The third factor is mainly taken into account to determine the length for which the treatment has noticeable effects. For example, it is known that once EMB is applied the effect can range between 10 and 28 days according to the temperature (the higher, the shorter). These are discussed by Aldrin et al. (2017) (see §2.2.3, equations 19-20).
Farm consists of multiple sea cages. Reservoir is the external environment that is also modelled as a constant inflow of sea lice into farms.
Reservoir is modelled after the following hierarchical model (ours, not based on other models):
a = constant (we estimate 0.003)
b = const (we estimate 150)
D(t) = a*N_offspring(t) + b = a*sum((offspring(t, farm) for farm in farms))
alpha(t) = alpha(t-1) + D(t)/sum(D(t)
Ext(t, cage) = Multinomial(sum(D(t)), Dirichlet(alpha(t))
In other worlds, we describe a linear relationship between the number of offspring adsorbed by the reservoir and the actual number of L1-L2 lice that will thus re-enter the cages. The multinomial distribution naturally models the generation of discrete events without replacement, and the Dirichlet distribution is the conjugated prior of the multinomial distribution, allowing for a natural application of Bayes's rule to infer the new population genotype resistance.
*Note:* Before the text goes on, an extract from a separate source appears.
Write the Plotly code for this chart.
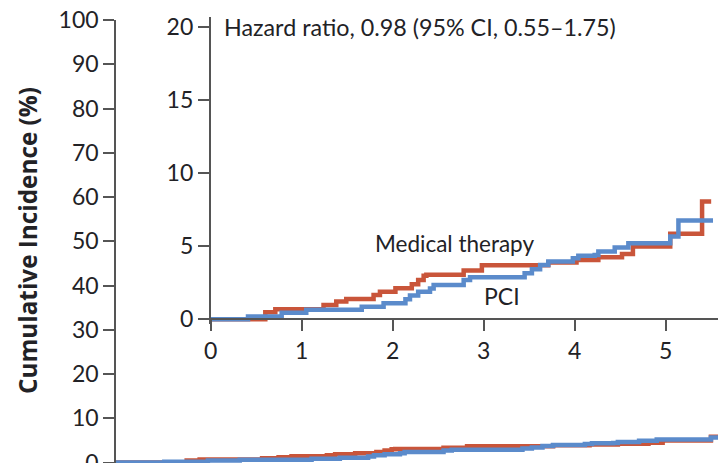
import plotly.graph_objects as go

# Medical therapy (red) step curve: time (years) and cumulative incidence (%)
med_t = [0, 0.60, 0.71, 1.24, 1.38, 1.49, 1.79, 1.86, 2.03, 2.21, 2.28, 2.34, 2.37,
         2.78, 2.98, 3.71, 4.02, 4.26, 4.52, 4.64, 5.05, 5.40, 5.50]
med_v = [0, 0.48, 0.68, 0.98, 1.21, 1.39, 1.66, 1.89, 2.12, 2.40, 2.69, 2.97, 3.05,
         3.33, 3.70, 3.88, 4.06, 4.25, 4.47, 4.97, 5.84, 8.05, 8.05]

# PCI (blue) step curve
pci_t = [0, 0.41, 0.78, 1.05, 1.66, 1.90, 2.14, 2.19, 2.28, 2.41, 2.45, 2.78, 2.85,
         3.45, 3.53, 3.62, 3.71, 3.98, 4.04, 4.22, 4.26, 4.44, 4.59, 5.05, 5.14, 5.52]
pci_v = [0, 0.20, 0.45, 0.65, 0.86, 1.10, 1.37, 1.62, 1.89, 2.10, 2.35, 2.69, 2.88,
         3.15, 3.42, 3.72, 3.95, 4.18, 4.34, 4.40, 4.63, 4.90, 5.20, 5.66, 6.75, 6.75]

outer_yticks = [0, 10, 20, 30, 40, 50, 60, 70, 80, 90, 100]
inset_yticks = [0, 5, 10, 15, 20]
inset_xticks = [0, 1, 2, 3, 4, 5]

RED = "#C9553A"
BLUE = "#5B8BCB"
AXIS = "#555555"
TXT = "#222226"
FONT = "Lato"

W, H = 718, 463

fig = go.Figure()
# outer (0-100 scale)
fig.add_trace(go.Scatter(x=med_t, y=med_v, mode="lines", line=dict(color=RED, width=4.5, shape="hv"),
                         xaxis="x", yaxis="y", showlegend=False, hoverinfo="skip"))
fig.add_trace(go.Scatter(x=pci_t, y=pci_v, mode="lines", line=dict(color=BLUE, width=4.5, shape="hv"),
                         xaxis="x", yaxis="y", showlegend=False, hoverinfo="skip"))
# inset (0-20 scale)
fig.add_trace(go.Scatter(x=med_t, y=med_v, mode="lines", line=dict(color=RED, width=4.5, shape="hv"),
                         xaxis="x2", yaxis="y2", showlegend=False, hoverinfo="skip"))
fig.add_trace(go.Scatter(x=pci_t, y=pci_v, mode="lines", line=dict(color=BLUE, width=4.5, shape="hv"),
                         xaxis="x2", yaxis="y2", showlegend=False, hoverinfo="skip"))

def px_x(p):
    return p / W

def px_y(p):
    return (H - p) / H

tickfont = dict(family=FONT, size=23, color=TXT)

fig.update_layout(
    width=W, height=H,
    margin=dict(l=0, r=0, t=0, b=0, autoexpand=False),
    paper_bgcolor="white", plot_bgcolor="rgba(0,0,0,0)",
    xaxis=dict(domain=[px_x(116), 1.0], range=[0, 5.11], showline=False, showticklabels=False,
               ticks="", showgrid=False, zeroline=False, fixedrange=True, automargin=False),
    yaxis=dict(domain=[0, px_y(20)], range=[-0.11, 100], showline=True, linecolor=AXIS, linewidth=1.6,
               ticks="outside", ticklen=11, tickwidth=1.6, tickcolor=AXIS, tickvals=outer_yticks,
               ticktext=[str(v) for v in outer_yticks], tickfont=tickfont, showgrid=False,
               ticklabeloverflow="allow", zeroline=False, fixedrange=True, automargin=False),
    xaxis2=dict(domain=[px_x(210.7), 1.0], range=[0, 5.575], anchor="free", position=px_y(319.3),
                showline=True, linecolor=AXIS, linewidth=1.6, ticks="outside", ticklen=11, tickwidth=1.6,
                tickcolor=AXIS, tickvals=inset_xticks, ticktext=[str(v) for v in inset_xticks],
                tickfont=tickfont, showgrid=False, zeroline=False, fixedrange=True, automargin=False),
    yaxis2=dict(domain=[px_y(324.3), px_y(16.7)], range=[-0.34, 20.68], anchor="x2", showline=True,
                linecolor=AXIS, linewidth=1.6, ticks="outside", ticklen=11, tickwidth=1.6,
                tickcolor=AXIS, tickvals=inset_yticks, ticktext=[str(v) for v in inset_yticks],
                tickfont=tickfont, showgrid=False, zeroline=False, fixedrange=True, automargin=False),
    annotations=[
        dict(text="<b>Cumulative Incidence (%)</b>", x=px_x(27), y=px_y(241), xref="paper", yref="paper",
             textangle=-90, showarrow=False, xanchor="center", yanchor="middle",
             font=dict(family="Open Sans", size=24.3, color=TXT)),
        dict(text="Hazard ratio, 0.98 (95% CI, 0.55\u20131.75)", x=px_x(222), y=px_y(27), xref="paper",
             yref="paper", showarrow=False, xanchor="left", yanchor="middle",
             font=dict(family=FONT, size=23.3, color=TXT)),
        dict(text="Medical therapy", x=px_x(373), y=px_y(243), xref="paper", yref="paper",
             showarrow=False, xanchor="left", yanchor="middle", font=dict(family=FONT, size=22.5, color=TXT)),
        dict(text="PCI", x=px_x(482), y=px_y(296), xref="paper", yref="paper",
             showarrow=False, xanchor="left", yanchor="middle", font=dict(family=FONT, size=23, color=TXT)),
    ],
)

fig.write_html("out.html")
We assume lice can enter the cages only once they have hatched, and assume the choice between the stages they can assume (L1, L2) is chosen with a simple Bernoullian trial for each genotype in Ext(t, cage).
Given sea cages populated with fish (based on farm data) at each development stage, at each considered timestep perform the following updates:
- get dead sea lice from background death
- get dead sea lice from treatment death
- progress the development of the sea lice
- progress fish growth
- get dead fish (natural death or from sea lice)
- remove lice associated with dead fish
- perform infection
- get new offspring from sea lice mating
- update the population deltas (changes in population of fish and sea lice)
Also:
- indicate farm that will be reached by the sea lice in reservoir using probability matrix from Salama et al 2013 and sample cage within the farm randomly
- TODO: confirm the right citation
- https://doi.org/10.1016/j.prevetmed.2012.11.005
- or https://doi.org/10.3354/aei00077
- or https://doi.org/10.1111/jfd.12065
- apply the treatment (if treatment should be applied on a given timestep)
TODO: source of data (f_meanEMB, f_sigEMB, EMBmort, env_meanEMB, env_sigEMB)
We follow Jensen et al (2017) and model resistance according to genotype population. Unfortunately the paper does not provide "survival rates per genotype" but rather expected lifespan under treatment. We currently approximate with a simple geometric distribution (every day only a fixed fraction of lice belonging to a certain stage and genetic group can die).